» **INPUT FOR THIS TASK**
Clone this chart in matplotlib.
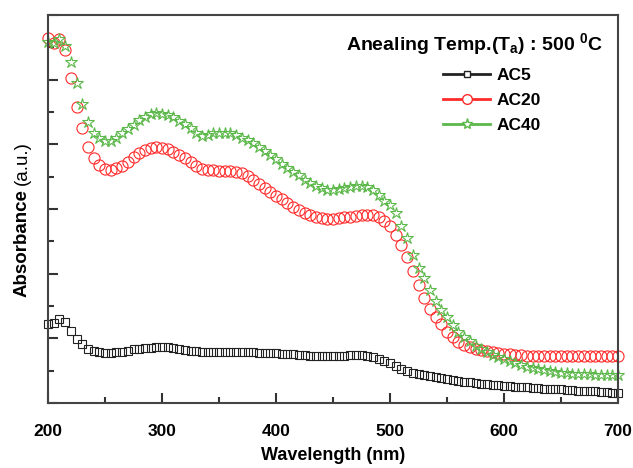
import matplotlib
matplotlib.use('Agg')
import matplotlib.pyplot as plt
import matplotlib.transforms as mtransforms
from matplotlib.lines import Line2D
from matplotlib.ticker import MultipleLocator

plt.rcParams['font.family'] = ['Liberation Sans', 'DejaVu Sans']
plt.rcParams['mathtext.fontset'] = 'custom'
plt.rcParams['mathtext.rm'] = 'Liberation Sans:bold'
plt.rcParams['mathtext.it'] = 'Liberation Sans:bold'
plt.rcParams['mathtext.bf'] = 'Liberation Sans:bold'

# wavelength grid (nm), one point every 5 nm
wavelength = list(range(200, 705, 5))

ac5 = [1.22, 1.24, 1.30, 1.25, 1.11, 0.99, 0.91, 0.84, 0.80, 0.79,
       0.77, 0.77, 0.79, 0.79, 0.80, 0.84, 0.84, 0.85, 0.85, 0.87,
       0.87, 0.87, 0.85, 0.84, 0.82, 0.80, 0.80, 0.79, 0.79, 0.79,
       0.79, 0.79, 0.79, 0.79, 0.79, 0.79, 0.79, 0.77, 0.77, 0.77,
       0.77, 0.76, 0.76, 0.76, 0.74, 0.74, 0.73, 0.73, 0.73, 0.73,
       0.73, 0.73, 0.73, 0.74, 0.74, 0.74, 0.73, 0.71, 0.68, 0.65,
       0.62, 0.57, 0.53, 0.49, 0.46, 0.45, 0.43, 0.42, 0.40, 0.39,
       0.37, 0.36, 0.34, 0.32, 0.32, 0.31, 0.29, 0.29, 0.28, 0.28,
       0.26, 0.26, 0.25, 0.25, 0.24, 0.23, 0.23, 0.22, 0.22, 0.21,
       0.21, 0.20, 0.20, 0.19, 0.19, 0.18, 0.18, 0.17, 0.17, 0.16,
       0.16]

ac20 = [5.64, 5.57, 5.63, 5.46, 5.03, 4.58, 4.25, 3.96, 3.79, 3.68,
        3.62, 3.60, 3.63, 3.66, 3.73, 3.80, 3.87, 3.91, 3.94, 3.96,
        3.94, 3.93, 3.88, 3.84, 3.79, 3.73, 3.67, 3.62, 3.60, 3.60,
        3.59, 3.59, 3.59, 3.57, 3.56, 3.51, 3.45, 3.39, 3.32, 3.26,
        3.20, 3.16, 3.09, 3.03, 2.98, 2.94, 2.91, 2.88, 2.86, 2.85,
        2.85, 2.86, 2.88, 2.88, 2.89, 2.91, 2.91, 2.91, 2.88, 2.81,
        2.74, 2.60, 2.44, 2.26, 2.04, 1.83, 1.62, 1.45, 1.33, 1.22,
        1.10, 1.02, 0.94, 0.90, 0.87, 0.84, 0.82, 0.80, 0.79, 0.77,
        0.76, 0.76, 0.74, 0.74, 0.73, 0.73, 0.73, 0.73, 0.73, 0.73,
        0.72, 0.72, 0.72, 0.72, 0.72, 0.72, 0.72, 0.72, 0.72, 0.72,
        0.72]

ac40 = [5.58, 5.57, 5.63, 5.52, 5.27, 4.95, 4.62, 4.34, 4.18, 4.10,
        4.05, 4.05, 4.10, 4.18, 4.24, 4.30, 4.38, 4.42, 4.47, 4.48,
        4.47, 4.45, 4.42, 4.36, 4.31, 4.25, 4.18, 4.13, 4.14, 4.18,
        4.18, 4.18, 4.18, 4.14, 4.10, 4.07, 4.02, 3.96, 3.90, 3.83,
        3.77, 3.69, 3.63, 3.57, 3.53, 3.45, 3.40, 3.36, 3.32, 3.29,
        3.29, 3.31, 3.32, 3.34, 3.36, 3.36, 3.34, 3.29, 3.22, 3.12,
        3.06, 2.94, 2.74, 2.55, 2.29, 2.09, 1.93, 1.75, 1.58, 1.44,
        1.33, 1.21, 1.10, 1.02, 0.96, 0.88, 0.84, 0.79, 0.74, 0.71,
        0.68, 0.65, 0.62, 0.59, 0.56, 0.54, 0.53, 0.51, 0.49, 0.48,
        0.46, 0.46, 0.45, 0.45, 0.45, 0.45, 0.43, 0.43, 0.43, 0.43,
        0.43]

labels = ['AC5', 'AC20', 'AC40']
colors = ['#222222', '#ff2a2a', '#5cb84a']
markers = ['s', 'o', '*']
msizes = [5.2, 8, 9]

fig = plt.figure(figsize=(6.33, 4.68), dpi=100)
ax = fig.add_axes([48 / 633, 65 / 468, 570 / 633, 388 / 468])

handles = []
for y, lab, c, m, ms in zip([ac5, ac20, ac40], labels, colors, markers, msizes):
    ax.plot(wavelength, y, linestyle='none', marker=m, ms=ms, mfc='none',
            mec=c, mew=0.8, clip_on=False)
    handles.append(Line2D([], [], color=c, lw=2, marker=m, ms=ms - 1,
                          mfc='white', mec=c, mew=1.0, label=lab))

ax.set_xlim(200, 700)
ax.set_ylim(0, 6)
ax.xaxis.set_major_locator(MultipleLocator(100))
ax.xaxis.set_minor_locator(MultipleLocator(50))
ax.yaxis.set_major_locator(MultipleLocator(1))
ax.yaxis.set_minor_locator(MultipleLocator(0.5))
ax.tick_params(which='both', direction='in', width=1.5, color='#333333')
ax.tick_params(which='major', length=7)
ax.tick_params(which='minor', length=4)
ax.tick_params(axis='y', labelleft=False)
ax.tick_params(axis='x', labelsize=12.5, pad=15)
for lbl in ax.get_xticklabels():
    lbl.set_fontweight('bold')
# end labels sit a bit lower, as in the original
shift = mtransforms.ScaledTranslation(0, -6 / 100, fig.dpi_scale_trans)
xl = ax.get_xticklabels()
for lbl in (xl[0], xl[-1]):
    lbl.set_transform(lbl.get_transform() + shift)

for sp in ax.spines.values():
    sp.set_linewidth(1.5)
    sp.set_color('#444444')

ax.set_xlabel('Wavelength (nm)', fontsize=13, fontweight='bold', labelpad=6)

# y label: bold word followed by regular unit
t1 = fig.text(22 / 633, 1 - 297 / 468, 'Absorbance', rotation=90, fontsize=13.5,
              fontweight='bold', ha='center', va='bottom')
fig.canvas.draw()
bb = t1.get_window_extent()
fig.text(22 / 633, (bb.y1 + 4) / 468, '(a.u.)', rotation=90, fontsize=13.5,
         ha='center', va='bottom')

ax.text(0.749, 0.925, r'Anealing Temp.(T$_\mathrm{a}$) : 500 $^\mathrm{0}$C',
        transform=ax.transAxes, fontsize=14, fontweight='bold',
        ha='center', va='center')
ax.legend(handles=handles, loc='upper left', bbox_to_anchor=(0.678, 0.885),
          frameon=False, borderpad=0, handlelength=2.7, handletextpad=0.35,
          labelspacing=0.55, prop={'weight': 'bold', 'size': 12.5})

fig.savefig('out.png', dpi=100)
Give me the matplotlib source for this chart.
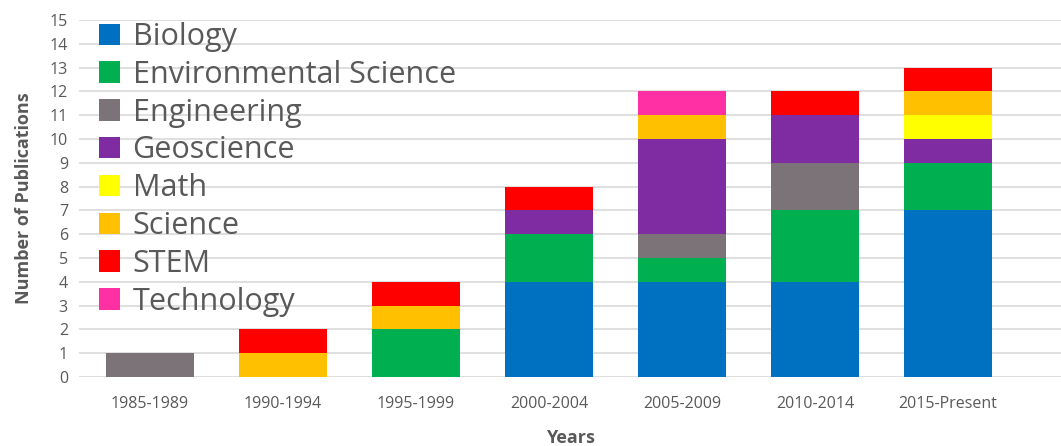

» **EXERCISE GOAL**
Leave the images out, please, and restate each line word for word.

» **OUTPUT OF THE TASK**
Clone this chart in matplotlib.
import matplotlib
matplotlib.use('Agg')
import matplotlib.pyplot as plt
import matplotlib.transforms as mtransforms
from matplotlib.lines import Line2D
from matplotlib.ticker import MultipleLocator

plt.rcParams['font.family'] = ['Liberation Sans', 'DejaVu Sans']
plt.rcParams['mathtext.fontset'] = 'custom'
plt.rcParams['mathtext.rm'] = 'Liberation Sans:bold'
plt.rcParams['mathtext.it'] = 'Liberation Sans:bold'
plt.rcParams['mathtext.bf'] = 'Liberation Sans:bold'

# wavelength grid (nm), one point every 5 nm
wavelength = list(range(200, 705, 5))

ac5 = [1.22, 1.24, 1.30, 1.25, 1.11, 0.99, 0.91, 0.84, 0.80, 0.79,
       0.77, 0.77, 0.79, 0.79, 0.80, 0.84, 0.84, 0.85, 0.85, 0.87,
       0.87, 0.87, 0.85, 0.84, 0.82, 0.80, 0.80, 0.79, 0.79, 0.79,
       0.79, 0.79, 0.79, 0.79, 0.79, 0.79, 0.79, 0.77, 0.77, 0.77,
       0.77, 0.76, 0.76, 0.76, 0.74, 0.74, 0.73, 0.73, 0.73, 0.73,
       0.73, 0.73, 0.73, 0.74, 0.74, 0.74, 0.73, 0.71, 0.68, 0.65,
       0.62, 0.57, 0.53, 0.49, 0.46, 0.45, 0.43, 0.42, 0.40, 0.39,
       0.37, 0.36, 0.34, 0.32, 0.32, 0.31, 0.29, 0.29, 0.28, 0.28,
       0.26, 0.26, 0.25, 0.25, 0.24, 0.23, 0.23, 0.22, 0.22, 0.21,
       0.21, 0.20, 0.20, 0.19, 0.19, 0.18, 0.18, 0.17, 0.17, 0.16,
       0.16]

ac20 = [5.64, 5.57, 5.63, 5.46, 5.03, 4.58, 4.25, 3.96, 3.79, 3.68,
        3.62, 3.60, 3.63, 3.66, 3.73, 3.80, 3.87, 3.91, 3.94, 3.96,
        3.94, 3.93, 3.88, 3.84, 3.79, 3.73, 3.67, 3.62, 3.60, 3.60,
        3.59, 3.59, 3.59, 3.57, 3.56, 3.51, 3.45, 3.39, 3.32, 3.26,
        3.20, 3.16, 3.09, 3.03, 2.98, 2.94, 2.91, 2.88, 2.86, 2.85,
        2.85, 2.86, 2.88, 2.88, 2.89, 2.91, 2.91, 2.91, 2.88, 2.81,
        2.74, 2.60, 2.44, 2.26, 2.04, 1.83, 1.62, 1.45, 1.33, 1.22,
        1.10, 1.02, 0.94, 0.90, 0.87, 0.84, 0.82, 0.80, 0.79, 0.77,
        0.76, 0.76, 0.74, 0.74, 0.73, 0.73, 0.73, 0.73, 0.73, 0.73,
        0.72, 0.72, 0.72, 0.72, 0.72, 0.72, 0.72, 0.72, 0.72, 0.72,
        0.72]

ac40 = [5.58, 5.57, 5.63, 5.52, 5.27, 4.95, 4.62, 4.34, 4.18, 4.10,
        4.05, 4.05, 4.10, 4.18, 4.24, 4.30, 4.38, 4.42, 4.47, 4.48,
        4.47, 4.45, 4.42, 4.36, 4.31, 4.25, 4.18, 4.13, 4.14, 4.18,
        4.18, 4.18, 4.18, 4.14, 4.10, 4.07, 4.02, 3.96, 3.90, 3.83,
        3.77, 3.69, 3.63, 3.57, 3.53, 3.45, 3.40, 3.36, 3.32, 3.29,
        3.29, 3.31, 3.32, 3.34, 3.36, 3.36, 3.34, 3.29, 3.22, 3.12,
        3.06, 2.94, 2.74, 2.55, 2.29, 2.09, 1.93, 1.75, 1.58, 1.44,
        1.33, 1.21, 1.10, 1.02, 0.96, 0.88, 0.84, 0.79, 0.74, 0.71,
        0.68, 0.65, 0.62, 0.59, 0.56, 0.54, 0.53, 0.51, 0.49, 0.48,
        0.46, 0.46, 0.45, 0.45, 0.45, 0.45, 0.43, 0.43, 0.43, 0.43,
        0.43]

labels = ['AC5', 'AC20', 'AC40']
colors = ['#222222', '#ff2a2a', '#5cb84a']
markers = ['s', 'o', '*']
msizes = [5.2, 8, 9]

fig = plt.figure(figsize=(6.33, 4.68), dpi=100)
ax = fig.add_axes([48 / 633, 65 / 468, 570 / 633, 388 / 468])

handles = []
for y, lab, c, m, ms in zip([ac5, ac20, ac40], labels, colors, markers, msizes):
    ax.plot(wavelength, y, linestyle='none', marker=m, ms=ms, mfc='none',
            mec=c, mew=0.8, clip_on=False)
    handles.append(Line2D([], [], color=c, lw=2, marker=m, ms=ms - 1,
                          mfc='white', mec=c, mew=1.0, label=lab))

ax.set_xlim(200, 700)
ax.set_ylim(0, 6)
ax.xaxis.set_major_locator(MultipleLocator(100))
ax.xaxis.set_minor_locator(MultipleLocator(50))
ax.yaxis.set_major_locator(MultipleLocator(1))
ax.yaxis.set_minor_locator(MultipleLocator(0.5))
ax.tick_params(which='both', direction='in', width=1.5, color='#333333')
ax.tick_params(which='major', length=7)
ax.tick_params(which='minor', length=4)
ax.tick_params(axis='y', labelleft=False)
ax.tick_params(axis='x', labelsize=12.5, pad=15)
for lbl in ax.get_xticklabels():
    lbl.set_fontweight('bold')
# end labels sit a bit lower, as in the original
shift = mtransforms.ScaledTranslation(0, -6 / 100, fig.dpi_scale_trans)
xl = ax.get_xticklabels()
for lbl in (xl[0], xl[-1]):
    lbl.set_transform(lbl.get_transform() + shift)

for sp in ax.spines.values():
    sp.set_linewidth(1.5)
    sp.set_color('#444444')

ax.set_xlabel('Wavelength (nm)', fontsize=13, fontweight='bold', labelpad=6)

# y label: bold word followed by regular unit
t1 = fig.text(22 / 633, 1 - 297 / 468, 'Absorbance', rotation=90, fontsize=13.5,
              fontweight='bold', ha='center', va='bottom')
fig.canvas.draw()
bb = t1.get_window_extent()
fig.text(22 / 633, (bb.y1 + 4) / 468, '(a.u.)', rotation=90, fontsize=13.5,
         ha='center', va='bottom')

ax.text(0.749, 0.925, r'Anealing Temp.(T$_\mathrm{a}$) : 500 $^\mathrm{0}$C',
        transform=ax.transAxes, fontsize=14, fontweight='bold',
        ha='center', va='center')
ax.legend(handles=handles, loc='upper left', bbox_to_anchor=(0.678, 0.885),
          frameon=False, borderpad=0, handlelength=2.7, handletextpad=0.35,
          labelspacing=0.55, prop={'weight': 'bold', 'size': 12.5})

fig.savefig('out.png', dpi=100)
Give me the matplotlib source for this chart.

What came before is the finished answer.